» Problem to work on
Reproduce the lines of the material exactly, excluding every image.

» Collected material
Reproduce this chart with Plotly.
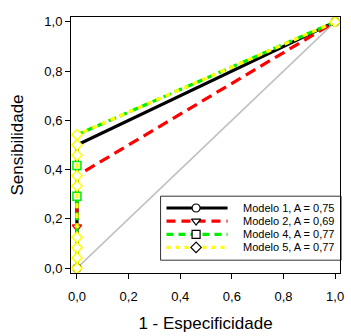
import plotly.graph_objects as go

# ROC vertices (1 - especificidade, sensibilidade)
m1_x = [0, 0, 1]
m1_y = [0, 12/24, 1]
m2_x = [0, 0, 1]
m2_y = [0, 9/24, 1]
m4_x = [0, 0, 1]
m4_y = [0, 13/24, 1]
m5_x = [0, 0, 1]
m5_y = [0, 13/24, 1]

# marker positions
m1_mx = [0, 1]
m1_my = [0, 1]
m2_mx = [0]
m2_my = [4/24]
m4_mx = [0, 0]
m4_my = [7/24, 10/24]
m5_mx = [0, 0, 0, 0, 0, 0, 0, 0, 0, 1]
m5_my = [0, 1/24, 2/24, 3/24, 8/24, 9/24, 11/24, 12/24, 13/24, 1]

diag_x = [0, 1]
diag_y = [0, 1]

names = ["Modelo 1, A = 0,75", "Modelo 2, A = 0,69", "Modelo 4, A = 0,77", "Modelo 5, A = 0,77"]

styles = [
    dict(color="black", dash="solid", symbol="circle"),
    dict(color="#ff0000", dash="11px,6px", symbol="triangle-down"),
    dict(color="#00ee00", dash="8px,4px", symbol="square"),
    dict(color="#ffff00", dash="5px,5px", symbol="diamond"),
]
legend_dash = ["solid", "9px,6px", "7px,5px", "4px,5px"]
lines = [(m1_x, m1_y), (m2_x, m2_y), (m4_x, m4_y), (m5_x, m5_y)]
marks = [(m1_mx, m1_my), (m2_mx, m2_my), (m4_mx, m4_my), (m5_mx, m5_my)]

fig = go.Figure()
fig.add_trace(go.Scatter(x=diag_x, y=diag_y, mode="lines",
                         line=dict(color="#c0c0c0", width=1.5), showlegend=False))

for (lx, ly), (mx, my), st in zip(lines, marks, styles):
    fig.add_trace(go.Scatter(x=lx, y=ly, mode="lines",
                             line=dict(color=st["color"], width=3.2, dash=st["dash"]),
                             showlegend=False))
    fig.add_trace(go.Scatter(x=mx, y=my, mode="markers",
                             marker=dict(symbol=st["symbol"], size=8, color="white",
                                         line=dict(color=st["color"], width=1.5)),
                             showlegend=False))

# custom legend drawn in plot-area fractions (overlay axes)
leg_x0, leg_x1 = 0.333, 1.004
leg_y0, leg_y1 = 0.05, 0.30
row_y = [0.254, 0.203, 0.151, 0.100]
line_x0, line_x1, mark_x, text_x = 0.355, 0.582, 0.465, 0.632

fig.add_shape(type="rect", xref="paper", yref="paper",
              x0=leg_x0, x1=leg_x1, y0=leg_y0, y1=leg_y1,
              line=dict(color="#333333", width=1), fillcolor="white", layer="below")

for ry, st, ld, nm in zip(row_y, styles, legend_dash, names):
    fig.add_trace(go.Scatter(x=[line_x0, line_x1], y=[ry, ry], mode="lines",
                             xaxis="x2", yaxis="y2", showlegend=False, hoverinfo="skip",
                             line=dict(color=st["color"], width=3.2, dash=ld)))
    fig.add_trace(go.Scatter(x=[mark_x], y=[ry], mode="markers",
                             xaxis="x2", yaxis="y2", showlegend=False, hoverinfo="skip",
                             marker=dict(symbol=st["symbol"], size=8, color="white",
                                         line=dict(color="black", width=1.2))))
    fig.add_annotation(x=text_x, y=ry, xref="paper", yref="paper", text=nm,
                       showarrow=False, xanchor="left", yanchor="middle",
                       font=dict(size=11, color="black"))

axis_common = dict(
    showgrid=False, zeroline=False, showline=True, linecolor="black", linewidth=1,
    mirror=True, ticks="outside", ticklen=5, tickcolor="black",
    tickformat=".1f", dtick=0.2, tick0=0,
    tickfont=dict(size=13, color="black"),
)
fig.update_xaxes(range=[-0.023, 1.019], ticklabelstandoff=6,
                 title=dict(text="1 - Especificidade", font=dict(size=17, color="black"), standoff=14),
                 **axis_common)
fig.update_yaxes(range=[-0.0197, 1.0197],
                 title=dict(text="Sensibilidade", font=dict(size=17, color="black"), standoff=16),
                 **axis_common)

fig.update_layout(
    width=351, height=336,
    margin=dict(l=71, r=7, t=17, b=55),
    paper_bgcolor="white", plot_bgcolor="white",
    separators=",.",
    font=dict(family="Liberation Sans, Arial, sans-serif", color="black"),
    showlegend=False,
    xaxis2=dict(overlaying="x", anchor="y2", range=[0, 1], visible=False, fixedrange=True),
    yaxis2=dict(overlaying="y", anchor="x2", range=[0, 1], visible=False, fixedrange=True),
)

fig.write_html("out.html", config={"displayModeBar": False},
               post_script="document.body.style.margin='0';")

» Task solution
Reproduce this chart with Plotly.
import plotly.graph_objects as go

# ROC vertices (1 - especificidade, sensibilidade)
m1_x = [0, 0, 1]
m1_y = [0, 12/24, 1]
m2_x = [0, 0, 1]
m2_y = [0, 9/24, 1]
m4_x = [0, 0, 1]
m4_y = [0, 13/24, 1]
m5_x = [0, 0, 1]
m5_y = [0, 13/24, 1]

# marker positions
m1_mx = [0, 1]
m1_my = [0, 1]
m2_mx = [0]
m2_my = [4/24]
m4_mx = [0, 0]
m4_my = [7/24, 10/24]
m5_mx = [0, 0, 0, 0, 0, 0, 0, 0, 0, 1]
m5_my = [0, 1/24, 2/24, 3/24, 8/24, 9/24, 11/24, 12/24, 13/24, 1]

diag_x = [0, 1]
diag_y = [0, 1]

names = ["Modelo 1, A = 0,75", "Modelo 2, A = 0,69", "Modelo 4, A = 0,77", "Modelo 5, A = 0,77"]

styles = [
    dict(color="black", dash="solid", symbol="circle"),
    dict(color="#ff0000", dash="11px,6px", symbol="triangle-down"),
    dict(color="#00ee00", dash="8px,4px", symbol="square"),
    dict(color="#ffff00", dash="5px,5px", symbol="diamond"),
]
legend_dash = ["solid", "9px,6px", "7px,5px", "4px,5px"]
lines = [(m1_x, m1_y), (m2_x, m2_y), (m4_x, m4_y), (m5_x, m5_y)]
marks = [(m1_mx, m1_my), (m2_mx, m2_my), (m4_mx, m4_my), (m5_mx, m5_my)]

fig = go.Figure()
fig.add_trace(go.Scatter(x=diag_x, y=diag_y, mode="lines",
                         line=dict(color="#c0c0c0", width=1.5), showlegend=False))

for (lx, ly), (mx, my), st in zip(lines, marks, styles):
    fig.add_trace(go.Scatter(x=lx, y=ly, mode="lines",
                             line=dict(color=st["color"], width=3.2, dash=st["dash"]),
                             showlegend=False))
    fig.add_trace(go.Scatter(x=mx, y=my, mode="markers",
                             marker=dict(symbol=st["symbol"], size=8, color="white",
                                         line=dict(color=st["color"], width=1.5)),
                             showlegend=False))

# custom legend drawn in plot-area fractions (overlay axes)
leg_x0, leg_x1 = 0.333, 1.004
leg_y0, leg_y1 = 0.05, 0.30
row_y = [0.254, 0.203, 0.151, 0.100]
line_x0, line_x1, mark_x, text_x = 0.355, 0.582, 0.465, 0.632

fig.add_shape(type="rect", xref="paper", yref="paper",
              x0=leg_x0, x1=leg_x1, y0=leg_y0, y1=leg_y1,
              line=dict(color="#333333", width=1), fillcolor="white", layer="below")

for ry, st, ld, nm in zip(row_y, styles, legend_dash, names):
    fig.add_trace(go.Scatter(x=[line_x0, line_x1], y=[ry, ry], mode="lines",
                             xaxis="x2", yaxis="y2", showlegend=False, hoverinfo="skip",
                             line=dict(color=st["color"], width=3.2, dash=ld)))
    fig.add_trace(go.Scatter(x=[mark_x], y=[ry], mode="markers",
                             xaxis="x2", yaxis="y2", showlegend=False, hoverinfo="skip",
                             marker=dict(symbol=st["symbol"], size=8, color="white",
                                         line=dict(color="black", width=1.2))))
    fig.add_annotation(x=text_x, y=ry, xref="paper", yref="paper", text=nm,
                       showarrow=False, xanchor="left", yanchor="middle",
                       font=dict(size=11, color="black"))

axis_common = dict(
    showgrid=False, zeroline=False, showline=True, linecolor="black", linewidth=1,
    mirror=True, ticks="outside", ticklen=5, tickcolor="black",
    tickformat=".1f", dtick=0.2, tick0=0,
    tickfont=dict(size=13, color="black"),
)
fig.update_xaxes(range=[-0.023, 1.019], ticklabelstandoff=6,
                 title=dict(text="1 - Especificidade", font=dict(size=17, color="black"), standoff=14),
                 **axis_common)
fig.update_yaxes(range=[-0.0197, 1.0197],
                 title=dict(text="Sensibilidade", font=dict(size=17, color="black"), standoff=16),
                 **axis_common)

fig.update_layout(
    width=351, height=336,
    margin=dict(l=71, r=7, t=17, b=55),
    paper_bgcolor="white", plot_bgcolor="white",
    separators=",.",
    font=dict(family="Liberation Sans, Arial, sans-serif", color="black"),
    showlegend=False,
    xaxis2=dict(overlaying="x", anchor="y2", range=[0, 1], visible=False, fixedrange=True),
    yaxis2=dict(overlaying="y", anchor="x2", range=[0, 1], visible=False, fixedrange=True),
)

fig.write_html("out.html", config={"displayModeBar": False},
               post_script="document.body.style.margin='0';")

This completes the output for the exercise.